Un livre, d’abord, qui s’adresse
au grand public, loin du jargon spécialisé où se réfugient tant de psys dans
une langue à peu près incompréhensible à qui n’est pas initié, et qui démontre
au tout-venant, avec des mots de tous les jours mais chargés d’émotion et de
tout le poids d’une longue expérience, que la dimension proprement humaine de
tous ceux qui souffrent – et de tous ceux qui soignent – est quelque chose de
capital dans toute activité thérapeutique.

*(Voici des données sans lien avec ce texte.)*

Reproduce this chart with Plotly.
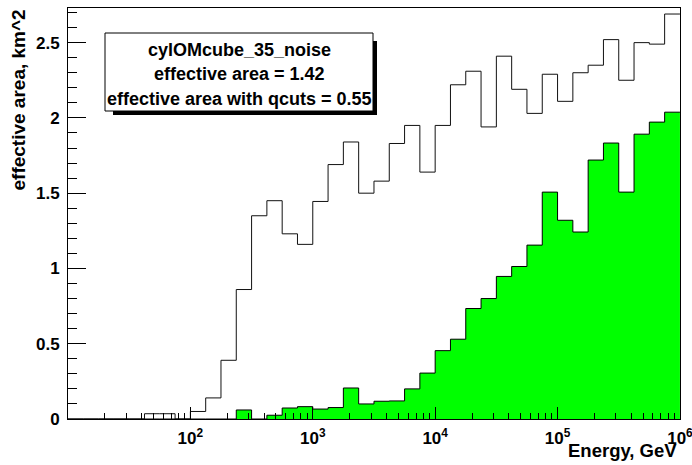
import plotly.graph_objects as go

# Binning: 40 logarithmic bins from 10 GeV to 1e6 GeV (8 per decade)
n_bins = 40
log_lo, log_hi = 1.0, 6.0
bin_edges = [10 ** (log_lo + k * (log_hi - log_lo) / n_bins) for k in range(n_bins + 1)]

# Effective area per bin, km^2 (all events)
all_area = [0, 0, 0, 0, 0, 0.035, 0.035, 0, 0.05, 0.14,
            0.39, 0.86, 1.35, 1.45, 1.23, 1.16, 1.445, 1.69, 1.84, 1.50,
            1.58, 1.83, 1.95, 1.64, 1.95, 2.22, 2.31, 1.94, 2.41, 2.19,
            2.03, 2.29, 2.11, 2.30, 2.35, 2.52, 2.25, 2.50, 2.49, 2.69]

# Effective area per bin, km^2 (after quality cuts)
qcut_area = [0, 0, 0, 0, 0, 0, 0, 0, 0, 0,
             0, 0.06, 0, 0.025, 0.073, 0.082, 0.066, 0.076, 0.206, 0.10,
             0.118, 0.12, 0.20, 0.305, 0.454, 0.53, 0.734, 0.80, 0.947, 1.013,
             1.155, 1.507, 1.32, 1.242, 1.72, 1.833, 1.507, 1.892, 1.972, 2.038]

legend_lines = ["cylOMcube_35_noise",
                "effective area = 1.42",
                "effective area with qcuts = 0.55"]

x_major = [1e2, 1e3, 1e4, 1e5, 1e6]
x_major_text = ["10<sup>2</sup>", "10<sup>3</sup>", "10<sup>4</sup>",
                "10<sup>5</sup>", "10<sup>6</sup>"]
x_minor = [m * 10 ** d for d in range(1, 6) for m in range(2, 10)]

y_max = 2.73

# Canvas / frame geometry (pixels)
W, H = 692, 465
FL, FR, FT, FB = 68, 680, 8, 419


def px(x):
    return (x - FL) / (FR - FL)


def py(y):
    return (FB - y) / (FB - FT)


def step(values):
    return bin_edges, list(values) + [values[-1]]


FONT = "Liberation Sans, Arial, Helvetica, sans-serif"

fig = go.Figure()

xs, ys = step(qcut_area)
fig.add_trace(go.Scatter(x=xs, y=ys, mode="lines", line_shape="hv",
                         line=dict(color="black", width=1),
                         fill="tozeroy", fillcolor="#00ff00",
                         hoverinfo="skip", showlegend=False))

xs, ys = step(all_area)
fig.add_trace(go.Scatter(x=xs, y=ys, mode="lines", line_shape="hv",
                         line=dict(color="#111111", width=1),
                         hoverinfo="skip", showlegend=False))

# helper trace carrying the minor tick axis
fig.add_trace(go.Scatter(x=[bin_edges[0]], y=[0], xaxis="x2", mode="markers",
                         marker=dict(opacity=0), hoverinfo="skip", showlegend=False))

# a hair past 1e6 so the last decade label is kept
xr = [log_lo, log_hi + 0.0005]
fig.update_layout(
    width=W, height=H,
    margin=dict(l=FL, r=W - FR, t=FT, b=H - FB, autoexpand=False),
    paper_bgcolor="white", plot_bgcolor="white",
    font=dict(family=FONT, color="black"),
    xaxis=dict(type="log", range=xr, showgrid=False, zeroline=False,
               showline=True, linecolor="black", linewidth=1, mirror=True,
               tickmode="array", tickvals=x_major, ticktext=x_major_text,
               ticks="inside", ticklen=12, tickcolor="black", tickwidth=1,
               ticklabeloverflow="allow", automargin=False,
               tickfont=dict(size=17, weight="bold"), ticklabelstandoff=4),
    xaxis2=dict(type="log", range=xr, overlaying="x", anchor="y", side="bottom",
                showgrid=False, zeroline=False, showline=False,
                tickmode="array", tickvals=x_minor, showticklabels=False,
                ticks="inside", ticklen=6, tickcolor="black", tickwidth=1),
    yaxis=dict(range=[0, y_max], showgrid=False, zeroline=False,
               showline=True, linecolor="black", linewidth=1, mirror=True,
               tick0=0, dtick=0.5, ticks="inside", ticklen=18,
               tickcolor="black", tickwidth=1, automargin=False,
               minor=dict(ticks="inside", ticklen=9, dtick=0.1, tick0=0,
                          tickcolor="black", tickwidth=1, showgrid=False),
               tickfont=dict(size=17, weight="bold"), ticklabelstandoff=4),
)

# statistics box with drop shadow
box = (105, 33, 373, 111)
shadow = 4
fig.add_shape(type="rect", xref="paper", yref="paper", layer="above",
              x0=px(box[0] + 8), x1=px(box[2] + shadow),
              y0=py(box[3] + shadow), y1=py(box[3]),
              fillcolor="black", line=dict(width=0))
fig.add_shape(type="rect", xref="paper", yref="paper", layer="above",
              x0=px(box[2]), x1=px(box[2] + shadow),
              y0=py(box[3] + shadow), y1=py(box[1] + 8),
              fillcolor="black", line=dict(width=0))
fig.add_shape(type="rect", xref="paper", yref="paper", layer="above",
              x0=px(box[0]), x1=px(box[2]), y0=py(box[3]), y1=py(box[1]),
              fillcolor="white", line=dict(color="black", width=1))

for text, yc in zip(legend_lines, [50, 74, 99]):
    fig.add_annotation(text=text, xref="paper", yref="paper",
                       x=px((box[0] + box[2]) / 2), y=py(yc),
                       xanchor="center", yanchor="middle", showarrow=False,
                       font=dict(size=18, weight="bold"))

fig.add_annotation(text="effective area, km^2", xref="paper", yref="paper",
                   x=px(18), y=py(FT), xanchor="center", yanchor="top",
                   textangle=-90, showarrow=False,
                   font=dict(size=19, weight="bold"))

fig.add_annotation(text="Energy, GeV", xref="paper", yref="paper",
                   x=px(679), y=py(451), xanchor="right", yanchor="middle",
                   showarrow=False, font=dict(size=18.5, weight="bold"))

fig.write_html("out.html")
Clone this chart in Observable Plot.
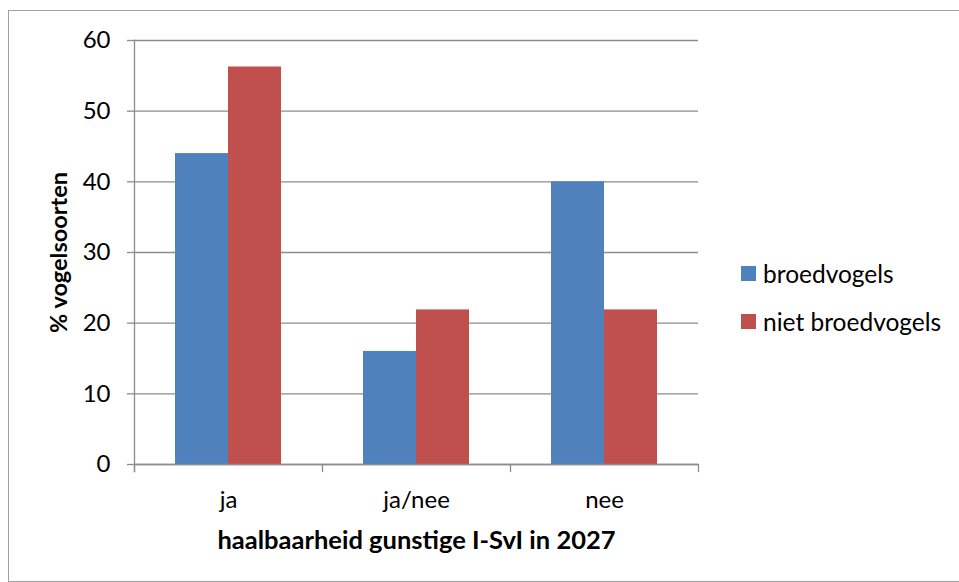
<!DOCTYPE html>
<html>
<head>
<meta charset="utf-8">
<script src="https://cdn.jsdelivr.net/npm/d3@7"></script>
<script src="https://cdn.jsdelivr.net/npm/@observablehq/plot@0.6"></script>
<style>
  html, body { margin: 0; padding: 0; background: #fff; }
  #wrap { position: relative; width: 959px; height: 582px; overflow: hidden; font-family: Lato, "Open Sans", sans-serif; }
  #border { position: absolute; left: 8px; top: 10px; width: 1000px; height: 572px; border: 1px solid #a0a0a0; box-sizing: border-box; }
  #chart { position: absolute; left: 0; top: 0; }
  #legend { position: absolute; left: 741px; top: 249px; font-size: 24.5px; color: #000; }
  .item { display: flex; align-items: center; height: 48px; }
  .sw { width: 15px; height: 15px; margin-right: 7px; }
</style>
</head>
<body>
<div id="wrap">
  <div id="border"></div>
  <div id="chart"></div>
  <div id="legend"></div>
</div>
<script>
const categories = ["ja", "ja/nee", "nee"];
const seriesNames = ["broedvogels", "niet broedvogels"];
const broedvogels = [44, 16, 40];
const nietBroedvogels = [56.25, 21.875, 21.875];
const colors = ["#4F81BD", "#C0504D"];
const yTicks = [0, 10, 20, 30, 40, 50, 60];

const data = [];
categories.forEach((c, i) => {
  data.push({cat: c, series: seriesNames[0], value: broedvogels[i]});
  data.push({cat: c, series: seriesNames[1], value: nietBroedvogels[i]});
});

const W = 959, H = 582;
const mL = 133, mR = 261, mT = 40, mB = 118;
const plotH = H - mT - mB;
const grid = "#8c8c8c";

const chart = Plot.plot({
  width: W,
  height: H,
  marginLeft: mL,
  marginRight: mR,
  marginTop: mT,
  marginBottom: mB,
  style: {fontFamily: "Lato, 'Open Sans', sans-serif", background: "transparent", color: "#000"},
  fx: {domain: categories, padding: 0},
  x: {domain: seriesNames, paddingInner: 0, paddingOuter: 0.744, axis: null},
  y: {domain: [0, 60]},
  color: {domain: seriesNames, range: colors},
  marks: [
    Plot.gridY(yTicks, {stroke: grid, strokeOpacity: 1, strokeWidth: 1.3}),
    Plot.barY(data, {fx: "cat", x: "series", y: "value", fill: "series", inset: 0}),
    Plot.ruleY([0], {stroke: grid, strokeWidth: 1.3}),
    Plot.frame({anchor: "left", facetAnchor: "left", stroke: grid, strokeWidth: 1.3, insetBottom: -7}),
    Plot.frame({anchor: "left", stroke: grid, strokeWidth: 1.3, insetTop: plotH, insetBottom: -7}),
    Plot.frame({anchor: "right", facetAnchor: "right", stroke: grid, strokeWidth: 1.3, insetTop: plotH, insetBottom: -7}),
    Plot.axisY(yTicks, {tickSize: 7, tickPadding: 17, stroke: grid, strokeWidth: 1.3, fontSize: 24,
      label: "% vogelsoorten", labelAnchor: "center", labelOffset: 84, labelArrow: "none"}),
    Plot.axisFx({anchor: "bottom", tickSize: 0, tickPadding: 26, fontSize: 24,
      label: "haalbaarheid gunstige I-SvI in 2027", labelAnchor: "center", labelOffset: 84, labelArrow: "none"})
  ]
});

// bold the axis labels
chart.querySelectorAll("g[aria-label='y-axis label'] text").forEach(t => {
  t.setAttribute("font-weight", "bold");
  t.setAttribute("font-size", "23.5");
});
chart.querySelectorAll("g[aria-label='fx-axis label'] text").forEach(t => {
  t.setAttribute("font-weight", "bold");
  t.setAttribute("font-size", "25.5");
});
document.getElementById("chart").appendChild(chart);

const legend = document.getElementById("legend");
seriesNames.forEach((s, i) => {
  const item = document.createElement("div");
  item.className = "item";
  const sw = document.createElement("div");
  sw.className = "sw";
  sw.style.background = colors[i];
  const label = document.createElement("span");
  label.textContent = s;
  item.appendChild(sw);
  item.appendChild(label);
  legend.appendChild(item);
});
</script>
</body>
</html>
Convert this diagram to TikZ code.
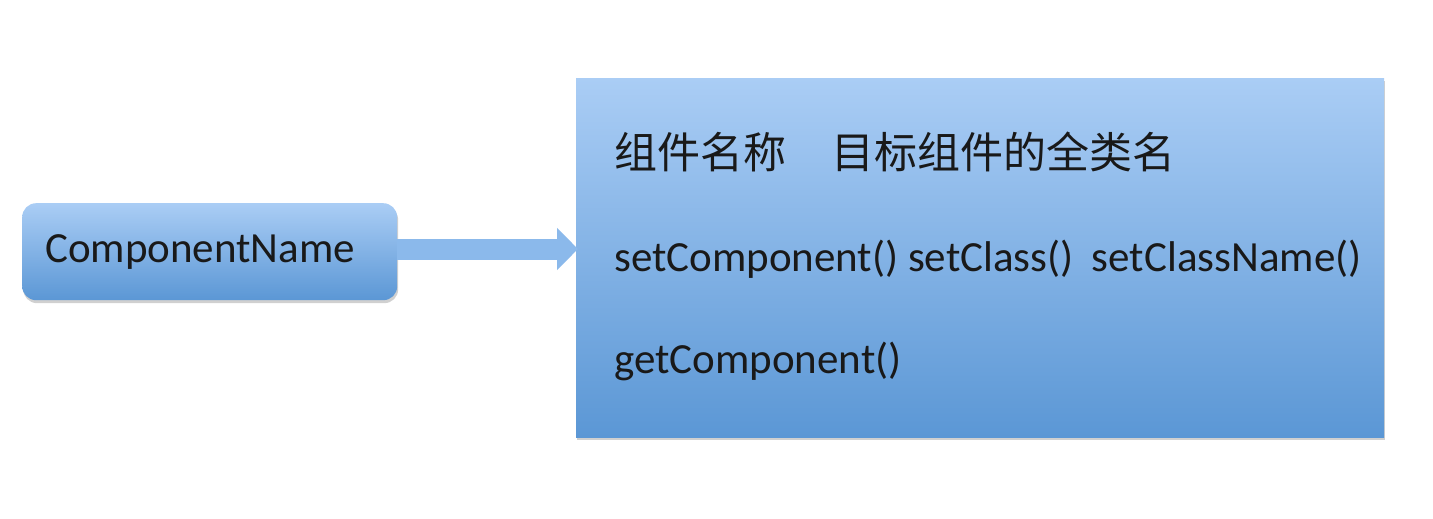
\documentclass[tikz,border=0pt]{standalone}
\usepackage{fontspec}
\setmainfont{Carlito}
\newfontfamily\cjk{Noto Sans CJK SC}
\usetikzlibrary{shadows,arrows.meta}
\definecolor{topblue}{HTML}{AACDF5}
\definecolor{botblue}{HTML}{5B97D5}
\definecolor{arrowblue}{HTML}{8BB9EB}
\tikzset{
  boxshade/.style={top color=topblue, bottom color=botblue, draw=none,
    drop shadow={shadow xshift=1pt, shadow yshift=-3pt, opacity=0.3, fill=black!60}},
  label text/.style={font=\fontsize{43}{50}\selectfont, text=black!90, inner sep=0pt, anchor=base west},
}
\begin{document}
\begin{tikzpicture}[x=1pt,y=-1pt]
\useasboundingbox (0,0) rectangle (1433,519);
\fill[white] (0,0) rectangle (1433,519);
% left box
\node[boxshade, rounded corners=14pt, minimum width=375pt, minimum height=97pt, anchor=north west, inner sep=0pt] (cn) at (22,203) {};
\node[label text, anchor=base west] (cnt) at (45,262) {ComponentName};
% right box
\node[boxshade, minimum width=808pt, minimum height=359pt, anchor=north west, inner sep=0pt] (tgt) at (576,78) {};
\node[label text] (l1) at (614,168) {\cjk 组件名称\hspace{1.05em}目标组件的全类名};
\node[label text] (l2) at (614,271) {setComponent() setClass()\hspace{0.2em} setClassName()};
\node[label text] (l3) at (614,373) {getComponent()};
% arrow
\draw[arrowblue, line width=21pt, -{Triangle[width=41pt,length=21pt]}, shorten >=-2pt] (cn.east |- 0,249) -- (tgt.west |- 0,249);
\end{tikzpicture}
\end{document}
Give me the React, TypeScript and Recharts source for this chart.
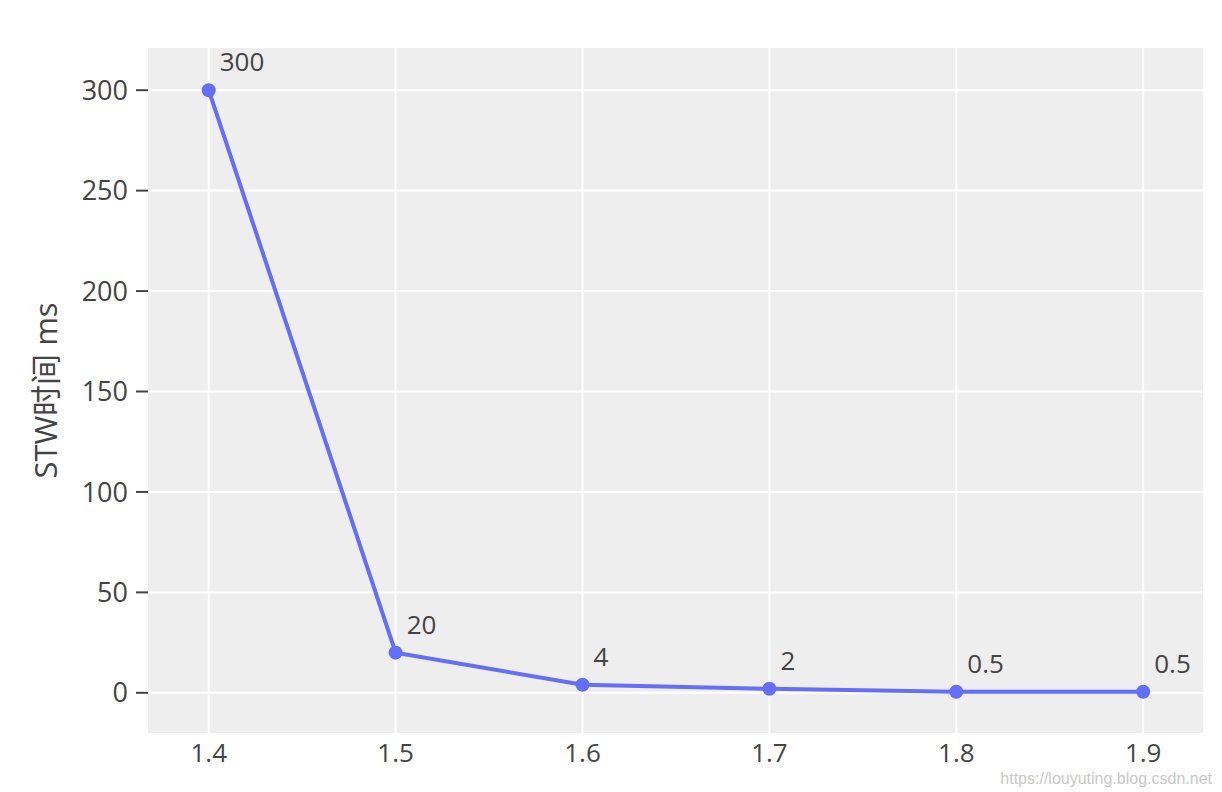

Un livre, ensuite, qui fait preuve
d’humilité (au sens premier du latin : au niveau de l’humus, c’est-à-dire
au niveau de la terre dont nous sommes tous issus un jour), un livre sans
forfanterie, sans cette arrogance dont a fait si longtemps preuve la
psychanalyse – et dont elle paie le prix aujourd’hui : témoignages,
histoires de vie, Willy Barral n’est pas de ceux qui croient détenir la vérité
et nous l’assènent sans ménagement sur le crâne, il cherche, il tâtonne
parfois, et c’est avec un émerveillement qui est presque celui d’un enfant (au
meilleur sens du terme), qu’il constate les miracles de la compréhension, du
vrai dialogue instauré, de l’authentique souci de l’autre, de la théorie dès
qu’elle touche à la réalité comme elle est.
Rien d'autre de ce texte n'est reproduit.